■ GOAL
Beginning with the first line, set down every line through the one containing "35.2,33.1,25.4,15.4,13.7];", exactly as it appears, but not the pictures.

■ RECORDED DATA

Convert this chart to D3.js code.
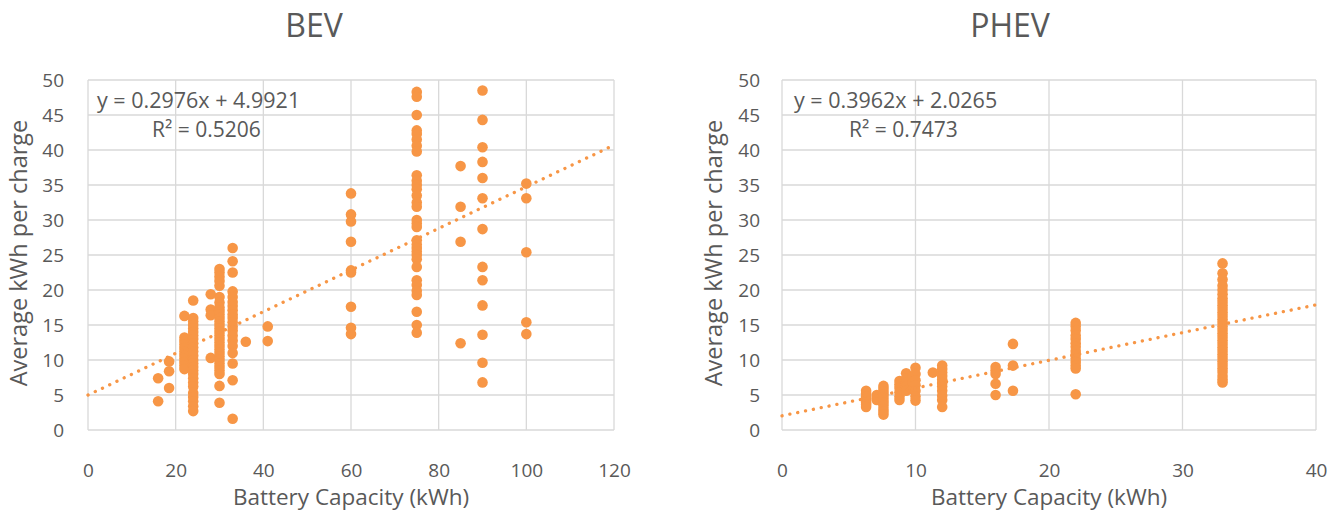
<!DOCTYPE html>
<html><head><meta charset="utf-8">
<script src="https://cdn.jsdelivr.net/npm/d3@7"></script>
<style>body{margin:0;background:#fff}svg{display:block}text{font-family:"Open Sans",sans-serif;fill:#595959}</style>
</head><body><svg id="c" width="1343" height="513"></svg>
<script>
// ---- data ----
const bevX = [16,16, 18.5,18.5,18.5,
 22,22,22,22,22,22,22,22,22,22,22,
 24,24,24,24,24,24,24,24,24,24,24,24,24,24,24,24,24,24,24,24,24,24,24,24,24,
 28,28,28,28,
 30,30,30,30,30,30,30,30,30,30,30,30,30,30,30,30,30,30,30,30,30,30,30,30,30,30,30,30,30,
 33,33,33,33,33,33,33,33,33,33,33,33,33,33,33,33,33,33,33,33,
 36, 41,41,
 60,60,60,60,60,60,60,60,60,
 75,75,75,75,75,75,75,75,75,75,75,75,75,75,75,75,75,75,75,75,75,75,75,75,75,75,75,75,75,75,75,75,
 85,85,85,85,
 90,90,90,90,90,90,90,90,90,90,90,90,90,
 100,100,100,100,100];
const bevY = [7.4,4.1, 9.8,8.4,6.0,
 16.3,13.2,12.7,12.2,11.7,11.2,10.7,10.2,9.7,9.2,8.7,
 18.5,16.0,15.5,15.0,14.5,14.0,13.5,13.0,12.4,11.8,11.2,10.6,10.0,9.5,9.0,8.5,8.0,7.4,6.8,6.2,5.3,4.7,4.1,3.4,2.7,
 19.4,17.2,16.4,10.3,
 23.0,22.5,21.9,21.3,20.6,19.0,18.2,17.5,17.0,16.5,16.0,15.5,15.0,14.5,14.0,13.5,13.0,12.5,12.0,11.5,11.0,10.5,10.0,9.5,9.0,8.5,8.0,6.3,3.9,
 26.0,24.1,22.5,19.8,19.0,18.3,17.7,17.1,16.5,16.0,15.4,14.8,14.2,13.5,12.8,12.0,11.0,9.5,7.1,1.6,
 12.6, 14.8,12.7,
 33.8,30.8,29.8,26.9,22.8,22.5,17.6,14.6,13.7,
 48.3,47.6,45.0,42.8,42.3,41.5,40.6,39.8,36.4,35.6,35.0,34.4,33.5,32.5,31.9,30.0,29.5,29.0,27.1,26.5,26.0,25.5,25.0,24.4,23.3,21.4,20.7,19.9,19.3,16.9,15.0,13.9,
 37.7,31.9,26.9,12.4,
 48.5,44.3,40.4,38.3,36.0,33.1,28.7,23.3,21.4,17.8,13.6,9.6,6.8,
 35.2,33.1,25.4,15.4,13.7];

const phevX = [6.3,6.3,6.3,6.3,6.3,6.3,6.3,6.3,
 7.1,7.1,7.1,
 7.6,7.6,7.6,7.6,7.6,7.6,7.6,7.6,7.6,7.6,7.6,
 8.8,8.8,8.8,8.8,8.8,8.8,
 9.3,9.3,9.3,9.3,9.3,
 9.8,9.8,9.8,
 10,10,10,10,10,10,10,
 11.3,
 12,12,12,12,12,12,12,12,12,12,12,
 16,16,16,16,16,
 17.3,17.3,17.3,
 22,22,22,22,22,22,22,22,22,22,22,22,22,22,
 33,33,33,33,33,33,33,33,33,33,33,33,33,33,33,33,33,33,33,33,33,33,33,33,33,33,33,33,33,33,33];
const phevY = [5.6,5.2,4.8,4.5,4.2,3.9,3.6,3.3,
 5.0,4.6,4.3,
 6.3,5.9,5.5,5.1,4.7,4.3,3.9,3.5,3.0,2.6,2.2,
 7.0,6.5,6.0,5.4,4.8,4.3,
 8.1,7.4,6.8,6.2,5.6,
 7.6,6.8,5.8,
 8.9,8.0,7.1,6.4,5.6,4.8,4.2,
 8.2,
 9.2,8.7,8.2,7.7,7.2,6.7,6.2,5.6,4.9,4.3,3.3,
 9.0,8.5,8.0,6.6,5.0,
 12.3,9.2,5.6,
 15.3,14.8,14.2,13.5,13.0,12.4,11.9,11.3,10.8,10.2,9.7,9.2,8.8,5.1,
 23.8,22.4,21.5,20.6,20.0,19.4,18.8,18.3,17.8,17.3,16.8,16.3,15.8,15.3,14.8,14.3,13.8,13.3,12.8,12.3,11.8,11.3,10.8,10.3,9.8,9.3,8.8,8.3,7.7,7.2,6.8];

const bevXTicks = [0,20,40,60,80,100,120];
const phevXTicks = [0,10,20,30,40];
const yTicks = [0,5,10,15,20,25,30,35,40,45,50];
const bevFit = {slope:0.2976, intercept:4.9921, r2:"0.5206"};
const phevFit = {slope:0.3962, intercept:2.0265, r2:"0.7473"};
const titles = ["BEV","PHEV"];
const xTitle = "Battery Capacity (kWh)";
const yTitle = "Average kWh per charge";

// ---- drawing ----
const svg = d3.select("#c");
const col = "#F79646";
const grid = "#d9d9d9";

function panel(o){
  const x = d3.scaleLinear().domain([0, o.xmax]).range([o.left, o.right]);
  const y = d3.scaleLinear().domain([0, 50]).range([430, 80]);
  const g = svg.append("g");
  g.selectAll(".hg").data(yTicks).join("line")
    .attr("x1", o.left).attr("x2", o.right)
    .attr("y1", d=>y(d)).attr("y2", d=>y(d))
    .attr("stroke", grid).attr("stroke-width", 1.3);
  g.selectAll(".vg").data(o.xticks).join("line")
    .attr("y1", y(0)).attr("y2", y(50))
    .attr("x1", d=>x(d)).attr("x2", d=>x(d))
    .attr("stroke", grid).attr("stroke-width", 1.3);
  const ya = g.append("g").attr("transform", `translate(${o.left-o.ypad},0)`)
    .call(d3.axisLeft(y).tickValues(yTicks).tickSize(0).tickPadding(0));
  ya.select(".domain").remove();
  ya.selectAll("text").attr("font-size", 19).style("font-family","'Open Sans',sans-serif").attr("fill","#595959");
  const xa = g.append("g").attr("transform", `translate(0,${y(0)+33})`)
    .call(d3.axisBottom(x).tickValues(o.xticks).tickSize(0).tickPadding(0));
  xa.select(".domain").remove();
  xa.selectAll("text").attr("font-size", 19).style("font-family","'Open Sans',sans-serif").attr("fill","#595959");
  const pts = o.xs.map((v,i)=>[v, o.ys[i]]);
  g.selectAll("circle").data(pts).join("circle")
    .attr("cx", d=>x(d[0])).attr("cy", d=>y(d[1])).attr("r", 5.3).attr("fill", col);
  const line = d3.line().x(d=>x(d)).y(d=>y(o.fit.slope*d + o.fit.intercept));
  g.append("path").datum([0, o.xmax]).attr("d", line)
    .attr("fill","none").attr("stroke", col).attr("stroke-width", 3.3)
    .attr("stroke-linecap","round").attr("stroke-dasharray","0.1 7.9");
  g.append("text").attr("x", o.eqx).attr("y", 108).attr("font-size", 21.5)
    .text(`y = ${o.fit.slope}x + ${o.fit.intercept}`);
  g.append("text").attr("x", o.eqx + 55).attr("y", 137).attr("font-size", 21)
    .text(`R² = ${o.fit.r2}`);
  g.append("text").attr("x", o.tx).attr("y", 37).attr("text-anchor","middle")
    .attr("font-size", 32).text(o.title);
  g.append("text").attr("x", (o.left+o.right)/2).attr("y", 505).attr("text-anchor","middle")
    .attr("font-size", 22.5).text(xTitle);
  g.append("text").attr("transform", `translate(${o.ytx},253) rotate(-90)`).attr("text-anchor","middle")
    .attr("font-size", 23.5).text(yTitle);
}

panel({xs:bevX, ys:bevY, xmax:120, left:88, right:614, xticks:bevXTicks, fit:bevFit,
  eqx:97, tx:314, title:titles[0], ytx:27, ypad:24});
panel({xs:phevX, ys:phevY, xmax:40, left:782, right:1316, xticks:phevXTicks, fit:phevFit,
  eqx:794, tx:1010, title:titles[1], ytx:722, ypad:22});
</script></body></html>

■ ANSWER IN FULL
Convert this chart to D3.js code.
<!DOCTYPE html>
<html><head><meta charset="utf-8">
<script src="https://cdn.jsdelivr.net/npm/d3@7"></script>
<style>body{margin:0;background:#fff}svg{display:block}text{font-family:"Open Sans",sans-serif;fill:#595959}</style>
</head><body><svg id="c" width="1343" height="513"></svg>
<script>
// ---- data ----
const bevX = [16,16, 18.5,18.5,18.5,
 22,22,22,22,22,22,22,22,22,22,22,
 24,24,24,24,24,24,24,24,24,24,24,24,24,24,24,24,24,24,24,24,24,24,24,24,24,
 28,28,28,28,
 30,30,30,30,30,30,30,30,30,30,30,30,30,30,30,30,30,30,30,30,30,30,30,30,30,30,30,30,30,
 33,33,33,33,33,33,33,33,33,33,33,33,33,33,33,33,33,33,33,33,
 36, 41,41,
 60,60,60,60,60,60,60,60,60,
 75,75,75,75,75,75,75,75,75,75,75,75,75,75,75,75,75,75,75,75,75,75,75,75,75,75,75,75,75,75,75,75,
 85,85,85,85,
 90,90,90,90,90,90,90,90,90,90,90,90,90,
 100,100,100,100,100];
const bevY = [7.4,4.1, 9.8,8.4,6.0,
 16.3,13.2,12.7,12.2,11.7,11.2,10.7,10.2,9.7,9.2,8.7,
 18.5,16.0,15.5,15.0,14.5,14.0,13.5,13.0,12.4,11.8,11.2,10.6,10.0,9.5,9.0,8.5,8.0,7.4,6.8,6.2,5.3,4.7,4.1,3.4,2.7,
 19.4,17.2,16.4,10.3,
 23.0,22.5,21.9,21.3,20.6,19.0,18.2,17.5,17.0,16.5,16.0,15.5,15.0,14.5,14.0,13.5,13.0,12.5,12.0,11.5,11.0,10.5,10.0,9.5,9.0,8.5,8.0,6.3,3.9,
 26.0,24.1,22.5,19.8,19.0,18.3,17.7,17.1,16.5,16.0,15.4,14.8,14.2,13.5,12.8,12.0,11.0,9.5,7.1,1.6,
 12.6, 14.8,12.7,
 33.8,30.8,29.8,26.9,22.8,22.5,17.6,14.6,13.7,
 48.3,47.6,45.0,42.8,42.3,41.5,40.6,39.8,36.4,35.6,35.0,34.4,33.5,32.5,31.9,30.0,29.5,29.0,27.1,26.5,26.0,25.5,25.0,24.4,23.3,21.4,20.7,19.9,19.3,16.9,15.0,13.9,
 37.7,31.9,26.9,12.4,
 48.5,44.3,40.4,38.3,36.0,33.1,28.7,23.3,21.4,17.8,13.6,9.6,6.8,
 35.2,33.1,25.4,15.4,13.7];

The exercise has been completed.